Il progetto VALPO4CIRCULAR ECONOMY è nato per studiare approcci tecnologici differenti al tema del degrado ambientale provocato dall’aumento della produzione di rifiuti. Ogni anno nel mondo vengono prodotti miliardi di tonnellate di rifiuti, che mettono in grave pericolo la qualità dell’aria, dell’acqua e del suolo. Attraverso soluzioni di economia circolare si possono riutilizzare materiali di scarto, trasformandoli in prodotti a valore aggiunto, che permettono di ridurre il nostro impatto sul pianeta e salvaguardare l’ambiente dove viviamo. Il progetto nasce da una call per l’internazionalizzazione della ricerca. Un progetto iniziato ad agosto 2018 della durata di 18 mesi, che ha riguardato la collaborazione e lo scambio di docenti, ricercatori e dottorandi tra il Dipartimento di Scienza Applicata e Tecnologia del Politecnico e la Scuola di Ingegneria Biochimica della Università Cattolica di Valparaiso in Cile. Le responsabili del progetto sono Tonia Tommasi per il Politecnico e Carminna Ottone per l’università cilena.

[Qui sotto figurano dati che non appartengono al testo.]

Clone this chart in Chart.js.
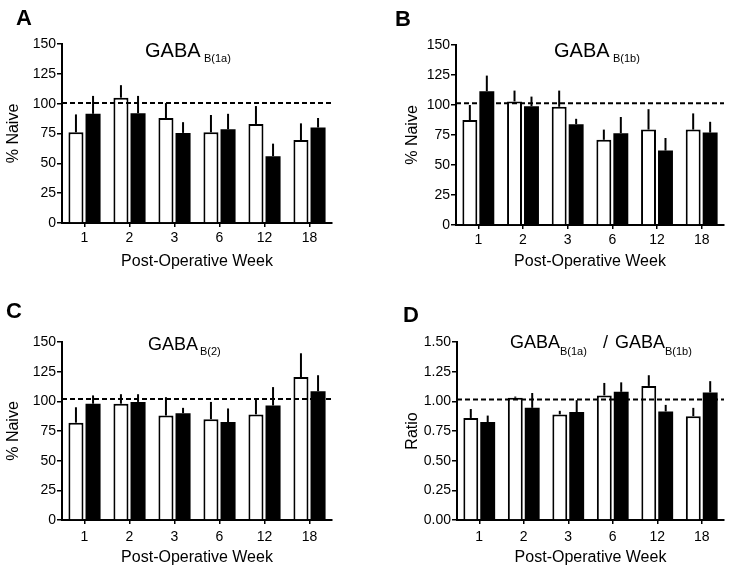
<!DOCTYPE html>
<html>
<head>
<meta charset="utf-8">
<script src="https://cdn.jsdelivr.net/npm/chart.js@4.4.0/dist/chart.umd.min.js"></script>
<style>
  html, body { margin: 0; padding: 0; background: #fff; }
  #wrap { position: relative; width: 738px; height: 571px; }
  #wrap canvas { position: absolute; }
</style>
</head>
<body>
<div id="wrap">
  <canvas id="panelA" width="369" height="285" style="left:0;top:0"></canvas>
  <canvas id="panelB" width="369" height="285" style="left:369px;top:0"></canvas>
  <canvas id="panelC" width="369" height="286" style="left:0;top:285px"></canvas>
  <canvas id="panelD" width="369" height="286" style="left:369px;top:285px"></canvas>
</div>
<script>
const weeks = ['1', '2', '3', '6', '12', '18'];

// panel A: GABA B(1a), % naive
const aOpenMean = [76, 105, 88, 76, 83, 69.5];
const aOpenSem = [15, 10.5, 12.5, 14.5, 15, 14];
const aFilledMean = [91.5, 92, 75.5, 78.5, 56, 80];
const aFilledSem = [15, 14.5, 9, 13, 10.5, 8];

// panel B: GABA B(1b), % naive
const bOpenMean = [87.5, 103, 98.5, 71, 79.5, 79.5];
const bOpenSem = [12.5, 9, 13.5, 8.5, 17, 13.5];
const bFilledMean = [111.5, 99, 84, 76.5, 62, 77];
const bFilledSem = [13, 8, 4.5, 13.5, 10.5, 9];

// panel C: GABA B(2), % naive
const cOpenMean = [82, 98, 88, 85, 89, 120.5];
const cOpenSem = [13, 8, 15.5, 14.5, 13, 20];
const cFilledMean = [98, 99.5, 90, 82.5, 96.5, 108.5];
const cFilledSem = [7, 6.5, 4.5, 11.5, 15.5, 13.5];

// panel D: ratio B(1a) / B(1b)
const dOpenMean = [0.86, 1.03, 0.89, 1.05, 1.13, 0.875];
const dOpenSem = [0.075, 0.01, 0.03, 0.105, 0.09, 0.07];
const dFilledMean = [0.825, 0.945, 0.91, 1.08, 0.915, 1.075];
const dFilledSem = [0.055, 0.125, 0.1, 0.08, 0.055, 0.095];

// dashed naive reference levels
const naiveLevel = { A: 100.5, B: 101.5, C: 102, D: 1.015 };

const FONT = '"Liberation Sans", Arial, Helvetica, sans-serif';
Chart.defaults.font.family = FONT;
Chart.defaults.color = '#000';

// upper-only error bars, no caps
const errorBars = {
  id: 'errorBars',
  afterDatasetsDraw(chart) {
    const ctx = chart.ctx;
    const y = chart.scales.y;
    ctx.save();
    ctx.strokeStyle = '#000';
    ctx.lineWidth = 2;
    chart.data.datasets.forEach((ds, i) => {
      chart.getDatasetMeta(i).data.forEach((bar, j) => {
        const top = y.getPixelForValue(ds.data[j] + ds.sem[j]);
        ctx.beginPath();
        ctx.moveTo(bar.x, bar.y);
        ctx.lineTo(bar.x, top);
        ctx.stroke();
      });
    });
    ctx.restore();
  }
};

const naiveLine = {
  id: 'naiveLine',
  afterDatasetsDraw(chart, args, opts) {
    const ctx = chart.ctx;
    const yPix = chart.scales.y.getPixelForValue(opts.value);
    const area = chart.chartArea;
    ctx.save();
    ctx.strokeStyle = '#000';
    ctx.lineWidth = 2;
    ctx.setLineDash([5, 3]);
    ctx.beginPath();
    ctx.moveTo(area.left, yPix);
    ctx.lineTo(area.right, yPix);
    ctx.stroke();
    ctx.restore();
  }
};

// panel letter and the subscripted gene title
const panelText = {
  id: 'panelText',
  afterDraw(chart, args, opts) {
    const ctx = chart.ctx;
    ctx.save();
    ctx.fillStyle = '#000';
    ctx.textBaseline = 'alphabetic';
    ctx.textAlign = 'left';
    ctx.font = 'bold 22px ' + FONT;
    ctx.fillText(opts.letter, opts.lx, opts.ly);
    opts.parts.forEach(p => {
      ctx.font = p.size + 'px ' + FONT;
      ctx.fillText(p.text, p.x, p.y);
    });
    ctx.restore();
  }
};

function makePanel(id, cfg) {
  new Chart(document.getElementById(id), {
    type: 'bar',
    data: {
      labels: weeks,
      datasets: [
        { data: cfg.openMean, sem: cfg.openSem, backgroundColor: '#fff', borderColor: '#000', borderWidth: 2,
          categoryPercentage: 0.76, barPercentage: 0.88 },
        { data: cfg.filledMean, sem: cfg.filledSem, backgroundColor: '#000', borderColor: '#000', borderWidth: 0,
          categoryPercentage: 0.76, barPercentage: 0.88 }
      ]
    },
    options: {
      responsive: false,
      animation: false,
      layout: { padding: { left: cfg.padLeft, top: cfg.top, right: cfg.right, bottom: 0 } },
      plugins: {
        legend: { display: false },
        tooltip: { enabled: false },
        naiveLine: { value: cfg.naive },
        panelText: cfg.text
      },
      scales: {
        x: {
          grid: { offset: false, drawOnChartArea: false, drawTicks: true, tickLength: 4, color: '#000', lineWidth: 1.5 },
          border: { color: '#000', width: 2 },
          ticks: { color: '#000', font: { size: 14 }, padding: cfg.xTickPad, maxRotation: 0 },
          title: { display: true, text: 'Post-Operative Week', color: '#000', font: { size: 16 },
                   padding: { top: 0, bottom: cfg.xTitlePad } },
          afterFit(s) { s.height = cfg.xHeight; }
        },
        y: {
          min: 0,
          max: cfg.max,
          grid: { drawOnChartArea: false, drawTicks: true, tickLength: 5, color: '#000', lineWidth: 1.5 },
          border: { color: '#000', width: 2 },
          ticks: {
            stepSize: cfg.step, color: '#000', font: { size: 14 }, padding: 1,
            callback: v => cfg.decimals ? v.toFixed(2) : v
          },
          title: { display: true, text: cfg.yTitle, color: '#000', font: { size: 16 },
                   padding: { top: cfg.yTitlePad, bottom: 0 } },
          afterFit(s) { s.width = cfg.yWidth; }
        }
      }
    },
    plugins: [errorBars, naiveLine, panelText]
  });
}

makePanel('panelA', {
  openMean: aOpenMean, openSem: aOpenSem, filledMean: aFilledMean, filledSem: aFilledSem,
  naive: naiveLevel.A, max: 150, step: 25, decimals: false, yTitle: '% Naive',
  padLeft: 0, yWidth: 62, top: 44, right: 37, xHeight: 62, xTickPad: 3, xTitlePad: 14, yTitlePad: 4,
  text: { letter: 'A', lx: 16, ly: 25, parts: [
    { text: 'GABA', x: 145, y: 57, size: 20 }, { text: 'B(1a)', x: 204, y: 62, size: 11 } ] }
});

makePanel('panelB', {
  openMean: bOpenMean, openSem: bOpenSem, filledMean: bFilledMean, filledSem: bFilledSem,
  naive: naiveLevel.B, max: 150, step: 25, decimals: false, yTitle: '% Naive',
  padLeft: 30, yWidth: 57, top: 45, right: 14, xHeight: 60, xTickPad: 3, xTitlePad: 14, yTitlePad: 4,
  text: { letter: 'B', lx: 26, ly: 26, parts: [
    { text: 'GABA', x: 185, y: 57, size: 20 }, { text: 'B(1b)', x: 244, y: 62, size: 11 } ] }
});

makePanel('panelC', {
  openMean: cOpenMean, openSem: cOpenSem, filledMean: cFilledMean, filledSem: cFilledSem,
  naive: naiveLevel.C, max: 150, step: 25, decimals: false, yTitle: '% Naive',
  padLeft: 0, yWidth: 62, top: 57, right: 37, xHeight: 51, xTickPad: 5, xTitlePad: 4, yTitlePad: 4,
  text: { letter: 'C', lx: 6, ly: 33, parts: [
    { text: 'GABA', x: 148, y: 65, size: 18 }, { text: 'B(2)', x: 200, y: 70, size: 11 } ] }
});

makePanel('panelD', {
  openMean: dOpenMean, openSem: dOpenSem, filledMean: dFilledMean, filledSem: dFilledSem,
  naive: naiveLevel.D, max: 1.5, step: 0.25, decimals: true, yTitle: 'Ratio',
  padLeft: 30, yWidth: 58, top: 57, right: 14, xHeight: 51, xTickPad: 5, xTitlePad: 4, yTitlePad: 4,
  text: { letter: 'D', lx: 34, ly: 37, parts: [
    { text: 'GABA', x: 141, y: 63, size: 18 }, { text: 'B(1a)', x: 191, y: 70, size: 11 },
    { text: '/', x: 234, y: 63, size: 18 },
    { text: 'GABA', x: 246, y: 63, size: 18 }, { text: 'B(1b)', x: 296, y: 70, size: 11 } ] }
});
</script>
</body>
</html>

Il workshop organizzato al Politecnico rappresenta il coronamento di questo progetto, con l’obiettivo di sensibilizzare il pubblico sulle tematiche ambientali e approfondire argomenti specifici, come l’impatto delle plastiche, la valorizzazione degli scarti dell’industria alimentare, le nuove strategie per la produzione di biocarburanti e l’approccio integrato per la salvaguardia del suolo.
Tra i relatori, oltre ai ricercatori del Politecnico, sono intervenuti giornalisti, operatori di ONG e rappresentanti di aziende piemontesi nel campo della circular economy.
Il giornalista Franco Borgogno, dello European Research Institute, ha illustrato il problema della presenza di microplastiche negli oceani attraverso l’esperienza delle spedizioni di ricerca a cui ha partecipato nel Circolo Polare Artico, fornendo diversi campioni al laboratorio del Politecnico, esaminati dalla dottoranda Silvia Fraterrigo. Erica Varaia e Matteo Sampò, studenti del Politecnico e volontari di Sea Shepherd, hanno condiviso la loro esperienza di attivismo a supporto dell'ecosistema marino, contro la pesca di frodo di specie in via di estinzione nel Mar di Cortez in Messico. Stefano Mocali, dell'istituto CREA, ha parlato dell'importanza della diversità microbica nel suolo, spiegando i risultati di un progetto in corso in America Latina e Africa per dotare alcune famiglie di lampadine alimentate da corrente elettrica prodotta grazie ai batteri del suolo - tramite Microbial Fuel Cells. Mauro Piazzi, dell'azienda Timesis, ha ricordato l'importanza del suolo come risorsa non rinnovabile e della biodiversità agroforestale, che dovrebbe rientrare tra gli obiettivi di pagamento in agricoltura. Patrizia Pretto, invece, ha parlato di metodi di trattamento di suoli e acque contaminate tramite batteri ambientali.
I partecipanti hanno avuto la possibilità di visitare l'impianto di trattamento rifiuti di Acea a Pinerolo, che produce biogas e biometano dalla digestione anaerobica, con conseguente vendita di compost di alta qualità usato anche per riqualificare le aree degradate del comune di Torino. Questo impianto, grazie a fondi europei, si propone di diventare una vera e propria bioraffineria per la produzione di molecole ad alto valore aggiunto.
Il workshop si è rivelato utile non soltanto per i tecnici, ma anche per divulgare a un pubblico più ampio questi temi di grande importanza. È stato un’opportunità per gli attivisti delle associazioni per l’ambiente e per i docenti degli istituti tecnici superiori, con la volontà di allargare la partecipazione dei loro studenti a questi progetti per la difesa dell’ambiente.